Patch Synthesis for Property Repair of Deep Neural Networks
Zhiming Chi, Jianan Ma, Pengfei Yang, Cheng-Chao Huang, Renjue Li, Xiaowei Huang, Lijun Zhang
TL;DR
PatchPro tackles local robustness repair for deep neural networks by introducing patch modules that are trained with a DeepPoly based loss to provably fix adversarial vulnerabilities within a perturbation neighborhood. An external indicator routes inputs to neighborhood specific patches, while a patch allocation strategy enables generalization to unseen data and maintains original network performance. The approach scales to large networks by performing repairs in a reduced feature space and by adding patches to the network output rather than altering the base model. Empirical results on MNIST, CIFAR-10, Tiny ImageNet, and ACAS Xu demonstrate provable repairs with high repair success, strong generalization, and competitive efficiency compared to state of the art.
Abstract
Deep neural networks (DNNs) are prone to various dependability issues, such as adversarial attacks, which hinder their adoption in safety-critical domains. Recently, NN repair techniques have been proposed to address these issues while preserving original performance by locating and modifying guilty neurons and their parameters.

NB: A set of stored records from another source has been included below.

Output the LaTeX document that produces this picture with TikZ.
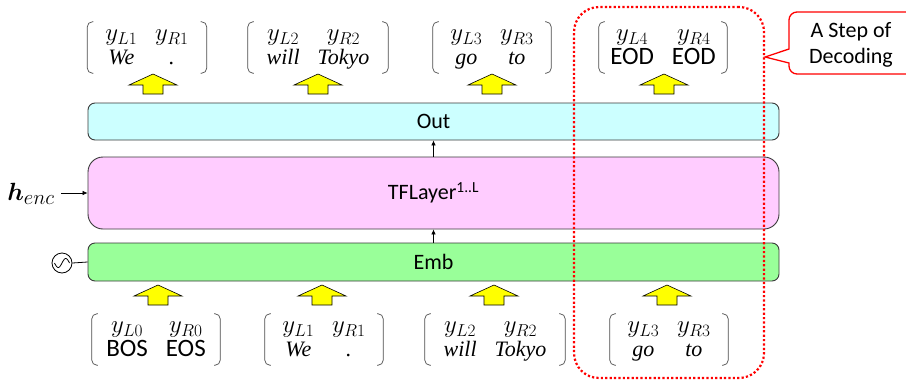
\documentclass[tikz,border=0pt]{standalone}
\usepackage[no-math]{fontspec}
\setmainfont{Carlito}
\newfontfamily\tms{Liberation Serif}
\usepackage{bm}
\usetikzlibrary{arrows.meta}

\definecolor{outfill}{HTML}{CCFFFF}
\definecolor{tffill}{HTML}{FFCCFF}
\definecolor{embfill}{HTML}{99FF99}
\definecolor{edgegray}{HTML}{3A3A3A}
\definecolor{tokyellow}{HTML}{FFFF00}

% italic word inside a token pair
\newcommand\itw[1]{{\tms\itshape\fontsize{22}{24}\selectfont #1}}
% upright special token inside a token pair
\newcommand\spw[1]{{\fontsize{25}{24}\selectfont #1}}
% one (left, right) token pair, set as two rows
\newcommand\pair[4]{\begin{tabular}{@{}c@{\hspace{18pt}}c@{}}$y_{L#1}$ & $y_{R#2}$\\ #3 & #4\end{tabular}}

\begin{document}
\begin{tikzpicture}[x=1pt,y=-1pt,
  layer/.style={draw=edgegray, line width=0.9pt, minimum width=691pt, inner sep=0pt,
    font=\fontsize{22}{26}\selectfont},
  grp/.style={inner sep=0pt, minimum height=51pt, font=\fontsize{25}{24}\selectfont},
  brk/.style={draw=black!70, line width=0.7pt, rounded corners=5pt},
  thin/.style={draw=black, line width=0.6pt, -{Latex[length=5pt,width=4.5pt]}},
  stepbox/.style={draw=red, line width=2.2pt, dash pattern=on 2.2pt off 2.2pt,
    rounded corners=25pt, minimum width=190pt, minimum height=371pt, inner sep=0pt},
  callout/.style={draw=red, line width=1.3pt, fill=white},
  uparrow/.pic={\draw[fill=tokyellow, draw=black, line width=0.6pt, line join=miter]
    (-10,0) -- (-10,-9) -- (-24,-9) -- (0,-20) -- (24,-9) -- (10,-9) -- (10,0) -- cycle;}
]
\useasboundingbox (0,0) rectangle (906,381);

% decoder layers
\node[layer, fill=outfill, minimum height=37pt, rounded corners=7pt] (out) at (433.5,121.5) {Out};
\node[layer, fill=tffill, minimum height=72pt, rounded corners=15pt] (tf) at (433.5,193) {TFLayer\textsuperscript{1..L}};
\node[layer, fill=embfill, minimum height=38pt, rounded corners=7pt] (emb) at (433.5,262) {Emb};

\draw[thin] (emb.north) -- (tf.south);
\draw[thin] (tf.north) -- (out.south);

% encoder states
\node[font=\fontsize{30}{32}\selectfont, inner sep=0pt] (henc) at (31,194) {$\bm{h}_{enc}$};
\coordinate (hsrc) at (61,193);
\draw[thin] (hsrc) -- (tf.west);

% positional signal
\node[circle, draw=black, line width=0.8pt, minimum size=20pt, inner sep=0pt] (osc) at (62,263) {};
\draw[line width=0.8pt] (osc.east) -- (emb.west);
\draw[line width=0.8pt, domain=-7.5:7.5, samples=40, smooth] plot ({62+\x}, {263-4.5*sin(\x*180/7.5)});

% output token pairs
\node[grp, minimum width=119pt] (o1) at (147,47.5) {\pair{1}{1}{\itw{We}}{\itw{.}}};
\node[grp, minimum width=140pt] (o2) at (318,47.5) {\pair{2}{2}{\itw{will}}{\itw{Tokyo}}};
\node[grp, minimum width=118pt] (o3) at (492,47.5) {\pair{3}{3}{\itw{go}}{\itw{to}}};
\node[grp, minimum width=128pt] (o4) at (663,47.5) {\pair{4}{4}{\spw{EOD}}{\spw{EOD}}};

% input token pairs
\node[grp, minimum width=128pt] (i1) at (156,339.5) {\pair{0}{0}{\spw{BOS}}{\spw{EOS}}};
\node[grp, minimum width=118pt] (i2) at (324,339.5) {\pair{1}{1}{\itw{We}}{\itw{.}}};
\node[grp, minimum width=140pt] (i3) at (495,339.5) {\pair{2}{2}{\itw{will}}{\itw{Tokyo}}};
\node[grp, minimum width=118pt] (i4) at (669,339.5) {\pair{3}{3}{\itw{go}}{\itw{to}}};

% parentheses around every pair
\foreach \n in {o1,o2,o3,o4,i1,i2,i3,i4}{
  \draw[brk] ([xshift=6pt]\n.north west) -- (\n.north west) -- (\n.south west) -- ([xshift=6pt]\n.south west);
  \draw[brk] ([xshift=-6pt]\n.north east) -- (\n.north east) -- (\n.south east) -- ([xshift=-6pt]\n.south east);
}

% block arrows
\foreach \x in {153,318,492,664} \pic at (\x,94) {uparrow};
\foreach \x in {158,322,494,667} \pic at (\x,305) {uparrow};

% one decoding step
\node[stepbox] (step) at (669,192.5) {};
\coordinate (tip) at (step.east |- 0,57);
\draw[callout] (tip) -- (789,49) [rounded corners=8pt] -- (789,12) -- (914,12) -- (914,74) -- (789,74) [sharp corners] -- (789,63) -- cycle;
\node[font=\fontsize{22}{26}\selectfont, align=center] (note) at (851,45) {A Step of\\Decoding};
\end{tikzpicture}
\end{document}
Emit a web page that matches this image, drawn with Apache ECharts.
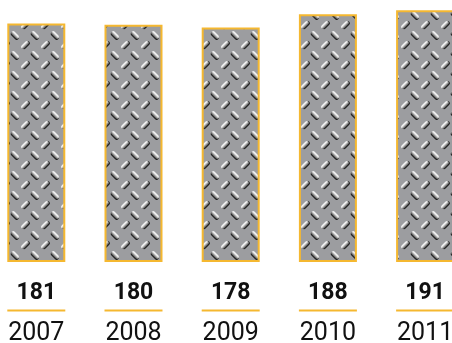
<!DOCTYPE html>
<html>
<head>
<meta charset="utf-8">
<script src="https://cdn.jsdelivr.net/npm/echarts@6/dist/echarts.min.js"></script>
<style>
  html, body { margin: 0; padding: 0; background: #ffffff; }
  #chart { width: 452px; height: 343px; }
</style>
</head>
<body>
<div id="chart"></div>
<script>
// Yearly totals
const years = ['2007', '2008', '2009', '2010', '2011'];
const values = [181, 180, 178, 188, 191];

const ACCENT = '#F5B830';

// Diamond-plate tile: staggered rows of raised lugs, alternating orientation
function makeTreadTile() {
  const size = 20;
  const c = document.createElement('canvas');
  c.width = size; c.height = size;
  const g = c.getContext('2d');
  g.fillStyle = '#9c9da0';
  g.fillRect(0, 0, size, size);

  function capsule(ctx, ox, oy, len, w) {
    const r = w / 2, h = len / 2 - r;
    ctx.beginPath();
    ctx.moveTo(ox - h, oy - r);
    ctx.lineTo(ox + h, oy - r);
    ctx.arc(ox + h, oy, r, -Math.PI / 2, Math.PI / 2);
    ctx.lineTo(ox - h, oy + r);
    ctx.arc(ox - h, oy, r, Math.PI / 2, Math.PI * 1.5);
    ctx.closePath();
    ctx.fill();
  }
  function lug(cx, cy, angle) {
    const len = 9.5, w = 4.2;
    for (const dx of [-size, 0, size]) {
      for (const dy of [-size, 0, size]) {
        g.save();
        g.translate(cx + dx, cy + dy);
        g.rotate(angle);
        // dark rim on the shadowed side
        g.fillStyle = '#1e1e1e';
        capsule(g, 0.5, 0.8, len, w);
        // body shaded from a bright top edge to a dark lower edge
        const grad = g.createLinearGradient(0, -w / 2, 0, w / 2);
        grad.addColorStop(0, '#ffffff');
        grad.addColorStop(0.35, '#e4e4e4');
        grad.addColorStop(0.7, '#8a8a8a');
        grad.addColorStop(1, '#3a3a3a');
        g.fillStyle = grad;
        capsule(g, 0, 0, len, w);
        g.restore();
      }
    }
  }
  lug(5, 5, -Math.PI / 4);
  lug(15, 15, Math.PI / 4);
  return c;
}

const chart = echarts.init(document.getElementById('chart'), null, { renderer: 'canvas' });

chart.setOption({
  animation: false,
  grid: {
    left: -12.3, width: 486, top: -1.6, bottom: 81,
    containLabel: false, outerBoundsMode: 'none'
  },
  xAxis: {
    type: 'category',
    data: years,
    axisLine: { show: false },
    axisTick: { show: false },
    axisLabel: {
      interval: 0,
      margin: 16,
      hideOverlap: false,
      formatter: function (cat, idx) {
        return '{v|' + values[idx] + '}\n{hr|}\n{y|' + cat + '}';
      },
      rich: {
        v: {
          fontFamily: 'Roboto', fontWeight: 'bold', fontSize: 23,
          color: '#111111', lineHeight: 30, align: 'center'
        },
        hr: {
          width: 58, height: 2, lineHeight: 5,
          backgroundColor: ACCENT, align: 'center'
        },
        y: {
          fontFamily: 'Roboto', fontSize: 25,
          color: '#111111', lineHeight: 42, align: 'center'
        }
      }
    }
  },
  yAxis: {
    type: 'value',
    min: 0,
    max: 200,
    show: false,
    splitLine: { show: false }
  },
  series: [{
    type: 'bar',
    data: values,
    barWidth: 58,
    itemStyle: {
      color: { image: makeTreadTile(), repeat: 'repeat' },
      borderColor: ACCENT,
      borderWidth: 2
    }
  }]
});
</script>
</body>
</html>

However, existing repair approaches are often limited to specific data sets and do not provide theoretical guarantees for the effectiveness of the repairs. To address these limitations, we introduce PatchPro, a novel patch-based approach for property-level repair of DNNs, focusing on local robustness. The key idea behind PatchPro is to construct patch modules that, when integrated with the original network, provide specialized repairs for all samples within the robustness neighborhood while maintaining the network's original performance. Our method incorporates formal verification and a heuristic mechanism for allocating patch modules, enabling it to defend against adversarial attacks and generalize to other inputs. PatchPro demonstrates superior efficiency, scalability, and repair success rates compared to existing DNN repair methods, i.e., realizing provable property-level repair for 100% cases across multiple high-dimensional datasets.